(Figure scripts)
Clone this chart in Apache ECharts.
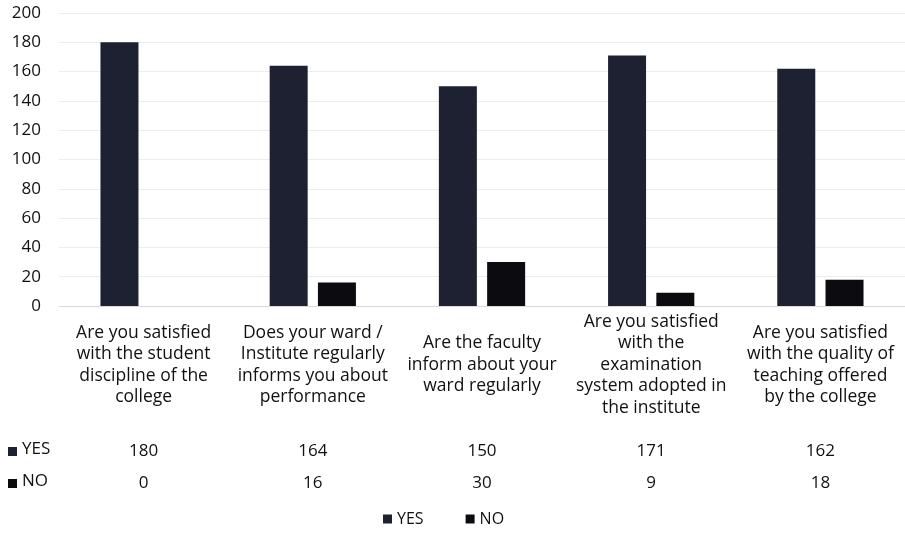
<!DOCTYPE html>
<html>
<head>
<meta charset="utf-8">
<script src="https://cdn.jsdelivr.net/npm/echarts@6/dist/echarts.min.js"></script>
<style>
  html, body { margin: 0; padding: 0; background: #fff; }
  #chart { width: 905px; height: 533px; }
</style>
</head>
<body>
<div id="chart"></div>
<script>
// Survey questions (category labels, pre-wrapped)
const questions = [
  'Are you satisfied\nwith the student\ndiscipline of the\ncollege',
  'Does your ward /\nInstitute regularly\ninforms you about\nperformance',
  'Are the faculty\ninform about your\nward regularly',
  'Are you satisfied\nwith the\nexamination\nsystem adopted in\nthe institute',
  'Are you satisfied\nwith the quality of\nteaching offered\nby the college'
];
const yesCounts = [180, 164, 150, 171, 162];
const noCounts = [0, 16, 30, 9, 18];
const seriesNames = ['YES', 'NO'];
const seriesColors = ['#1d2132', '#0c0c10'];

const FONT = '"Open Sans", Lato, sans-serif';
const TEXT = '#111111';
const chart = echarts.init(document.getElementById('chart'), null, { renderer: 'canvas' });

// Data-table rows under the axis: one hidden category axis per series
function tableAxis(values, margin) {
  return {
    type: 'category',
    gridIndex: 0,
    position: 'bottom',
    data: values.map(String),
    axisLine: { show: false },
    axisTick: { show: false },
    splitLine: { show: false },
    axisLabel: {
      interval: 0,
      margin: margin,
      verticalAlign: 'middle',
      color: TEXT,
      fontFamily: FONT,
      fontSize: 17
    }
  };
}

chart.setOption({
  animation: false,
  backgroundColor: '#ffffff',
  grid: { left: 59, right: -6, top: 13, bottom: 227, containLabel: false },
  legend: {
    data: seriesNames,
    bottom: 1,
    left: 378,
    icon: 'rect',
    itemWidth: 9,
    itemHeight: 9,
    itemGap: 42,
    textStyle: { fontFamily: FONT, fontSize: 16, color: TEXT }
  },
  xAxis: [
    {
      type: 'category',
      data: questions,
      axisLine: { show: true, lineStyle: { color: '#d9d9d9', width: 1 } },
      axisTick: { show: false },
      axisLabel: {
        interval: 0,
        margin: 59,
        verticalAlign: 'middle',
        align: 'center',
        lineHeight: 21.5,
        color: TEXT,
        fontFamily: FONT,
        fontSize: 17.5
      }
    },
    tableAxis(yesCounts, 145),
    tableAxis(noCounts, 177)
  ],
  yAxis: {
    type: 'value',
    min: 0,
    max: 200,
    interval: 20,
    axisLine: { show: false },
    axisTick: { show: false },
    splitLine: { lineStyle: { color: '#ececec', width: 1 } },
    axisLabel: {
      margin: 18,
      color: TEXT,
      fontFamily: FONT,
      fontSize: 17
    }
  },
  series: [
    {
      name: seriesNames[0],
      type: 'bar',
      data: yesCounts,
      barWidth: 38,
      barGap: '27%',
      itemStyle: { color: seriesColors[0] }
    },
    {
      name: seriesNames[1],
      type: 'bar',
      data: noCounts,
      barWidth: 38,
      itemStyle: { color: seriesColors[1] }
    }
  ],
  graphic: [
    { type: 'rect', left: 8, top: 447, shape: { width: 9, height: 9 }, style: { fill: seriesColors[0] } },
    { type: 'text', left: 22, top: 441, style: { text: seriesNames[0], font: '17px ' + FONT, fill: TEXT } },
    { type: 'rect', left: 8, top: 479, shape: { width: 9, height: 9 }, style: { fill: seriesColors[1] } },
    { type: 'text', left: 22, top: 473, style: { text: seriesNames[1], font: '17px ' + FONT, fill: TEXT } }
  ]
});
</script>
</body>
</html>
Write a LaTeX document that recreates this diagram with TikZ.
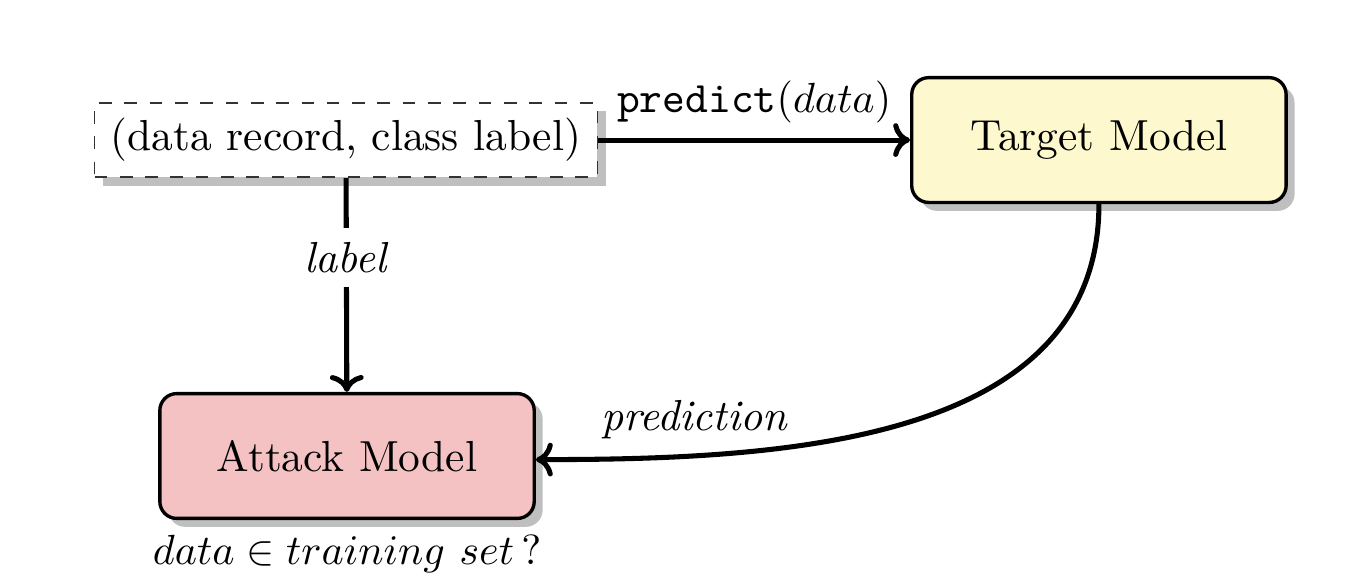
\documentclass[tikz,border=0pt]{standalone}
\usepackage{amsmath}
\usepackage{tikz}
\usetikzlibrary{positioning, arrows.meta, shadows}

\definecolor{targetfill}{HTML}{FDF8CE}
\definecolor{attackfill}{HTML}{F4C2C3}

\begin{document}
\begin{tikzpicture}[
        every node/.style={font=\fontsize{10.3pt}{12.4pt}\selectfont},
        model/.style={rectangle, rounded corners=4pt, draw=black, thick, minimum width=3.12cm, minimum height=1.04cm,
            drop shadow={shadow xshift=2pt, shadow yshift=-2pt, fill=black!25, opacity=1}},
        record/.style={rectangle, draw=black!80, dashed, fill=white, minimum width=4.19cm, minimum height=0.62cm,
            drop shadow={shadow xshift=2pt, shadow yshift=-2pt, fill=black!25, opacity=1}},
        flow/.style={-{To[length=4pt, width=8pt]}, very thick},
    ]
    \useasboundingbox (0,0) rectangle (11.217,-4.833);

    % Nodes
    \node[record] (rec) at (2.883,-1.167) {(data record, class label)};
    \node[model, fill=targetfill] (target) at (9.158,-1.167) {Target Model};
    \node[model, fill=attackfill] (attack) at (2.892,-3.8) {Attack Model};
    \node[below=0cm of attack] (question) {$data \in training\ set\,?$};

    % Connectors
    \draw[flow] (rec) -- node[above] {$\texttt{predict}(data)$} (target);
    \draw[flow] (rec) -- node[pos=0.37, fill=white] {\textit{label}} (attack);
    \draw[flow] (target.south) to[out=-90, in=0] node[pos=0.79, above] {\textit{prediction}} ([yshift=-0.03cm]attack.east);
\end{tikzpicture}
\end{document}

• Exercise directions: Write out the records above once more, word for word, with no pictures.

• Answer to this exercise:
Clone this chart in Apache ECharts.
<!DOCTYPE html>
<html>
<head>
<meta charset="utf-8">
<script src="https://cdn.jsdelivr.net/npm/echarts@6/dist/echarts.min.js"></script>
<style>
  html, body { margin: 0; padding: 0; background: #fff; }
  #chart { width: 905px; height: 533px; }
</style>
</head>
<body>
<div id="chart"></div>
<script>
// Survey questions (category labels, pre-wrapped)
const questions = [
  'Are you satisfied\nwith the student\ndiscipline of the\ncollege',
  'Does your ward /\nInstitute regularly\ninforms you about\nperformance',
  'Are the faculty\ninform about your\nward regularly',
  'Are you satisfied\nwith the\nexamination\nsystem adopted in\nthe institute',
  'Are you satisfied\nwith the quality of\nteaching offered\nby the college'
];
const yesCounts = [180, 164, 150, 171, 162];
const noCounts = [0, 16, 30, 9, 18];
const seriesNames = ['YES', 'NO'];
const seriesColors = ['#1d2132', '#0c0c10'];

const FONT = '"Open Sans", Lato, sans-serif';
const TEXT = '#111111';
const chart = echarts.init(document.getElementById('chart'), null, { renderer: 'canvas' });

// Data-table rows under the axis: one hidden category axis per series
function tableAxis(values, margin) {
  return {
    type: 'category',
    gridIndex: 0,
    position: 'bottom',
    data: values.map(String),
    axisLine: { show: false },
    axisTick: { show: false },
    splitLine: { show: false },
    axisLabel: {
      interval: 0,
      margin: margin,
      verticalAlign: 'middle',
      color: TEXT,
      fontFamily: FONT,
      fontSize: 17
    }
  };
}

chart.setOption({
  animation: false,
  backgroundColor: '#ffffff',
  grid: { left: 59, right: -6, top: 13, bottom: 227, containLabel: false },
  legend: {
    data: seriesNames,
    bottom: 1,
    left: 378,
    icon: 'rect',
    itemWidth: 9,
    itemHeight: 9,
    itemGap: 42,
    textStyle: { fontFamily: FONT, fontSize: 16, color: TEXT }
  },
  xAxis: [
    {
      type: 'category',
      data: questions,
      axisLine: { show: true, lineStyle: { color: '#d9d9d9', width: 1 } },
      axisTick: { show: false },
      axisLabel: {
        interval: 0,
        margin: 59,
        verticalAlign: 'middle',
        align: 'center',
        lineHeight: 21.5,
        color: TEXT,
        fontFamily: FONT,
        fontSize: 17.5
      }
    },
    tableAxis(yesCounts, 145),
    tableAxis(noCounts, 177)
  ],
  yAxis: {
    type: 'value',
    min: 0,
    max: 200,
    interval: 20,
    axisLine: { show: false },
    axisTick: { show: false },
    splitLine: { lineStyle: { color: '#ececec', width: 1 } },
    axisLabel: {
      margin: 18,
      color: TEXT,
      fontFamily: FONT,
      fontSize: 17
    }
  },
  series: [
    {
      name: seriesNames[0],
      type: 'bar',
      data: yesCounts,
      barWidth: 38,
      barGap: '27%',
      itemStyle: { color: seriesColors[0] }
    },
    {
      name: seriesNames[1],
      type: 'bar',
      data: noCounts,
      barWidth: 38,
      itemStyle: { color: seriesColors[1] }
    }
  ],
  graphic: [
    { type: 'rect', left: 8, top: 447, shape: { width: 9, height: 9 }, style: { fill: seriesColors[0] } },
    { type: 'text', left: 22, top: 441, style: { text: seriesNames[0], font: '17px ' + FONT, fill: TEXT } },
    { type: 'rect', left: 8, top: 479, shape: { width: 9, height: 9 }, style: { fill: seriesColors[1] } },
    { type: 'text', left: 22, top: 473, style: { text: seriesNames[1], font: '17px ' + FONT, fill: TEXT } }
  ]
});
</script>
</body>
</html>
Write a LaTeX document that recreates this diagram with TikZ.
\documentclass[tikz,border=0pt]{standalone}
\usepackage{amsmath}
\usepackage{tikz}
\usetikzlibrary{positioning, arrows.meta, shadows}

\definecolor{targetfill}{HTML}{FDF8CE}
\definecolor{attackfill}{HTML}{F4C2C3}

\begin{document}
\begin{tikzpicture}[
        every node/.style={font=\fontsize{10.3pt}{12.4pt}\selectfont},
        model/.style={rectangle, rounded corners=4pt, draw=black, thick, minimum width=3.12cm, minimum height=1.04cm,
            drop shadow={shadow xshift=2pt, shadow yshift=-2pt, fill=black!25, opacity=1}},
        record/.style={rectangle, draw=black!80, dashed, fill=white, minimum width=4.19cm, minimum height=0.62cm,
            drop shadow={shadow xshift=2pt, shadow yshift=-2pt, fill=black!25, opacity=1}},
        flow/.style={-{To[length=4pt, width=8pt]}, very thick},
    ]
    \useasboundingbox (0,0) rectangle (11.217,-4.833);

    % Nodes
    \node[record] (rec) at (2.883,-1.167) {(data record, class label)};
    \node[model, fill=targetfill] (target) at (9.158,-1.167) {Target Model};
    \node[model, fill=attackfill] (attack) at (2.892,-3.8) {Attack Model};
    \node[below=0cm of attack] (question) {$data \in training\ set\,?$};

    % Connectors
    \draw[flow] (rec) -- node[above] {$\texttt{predict}(data)$} (target);
    \draw[flow] (rec) -- node[pos=0.37, fill=white] {\textit{label}} (attack);
    \draw[flow] (target.south) to[out=-90, in=0] node[pos=0.79, above] {\textit{prediction}} ([yshift=-0.03cm]attack.east);
\end{tikzpicture}
\end{document}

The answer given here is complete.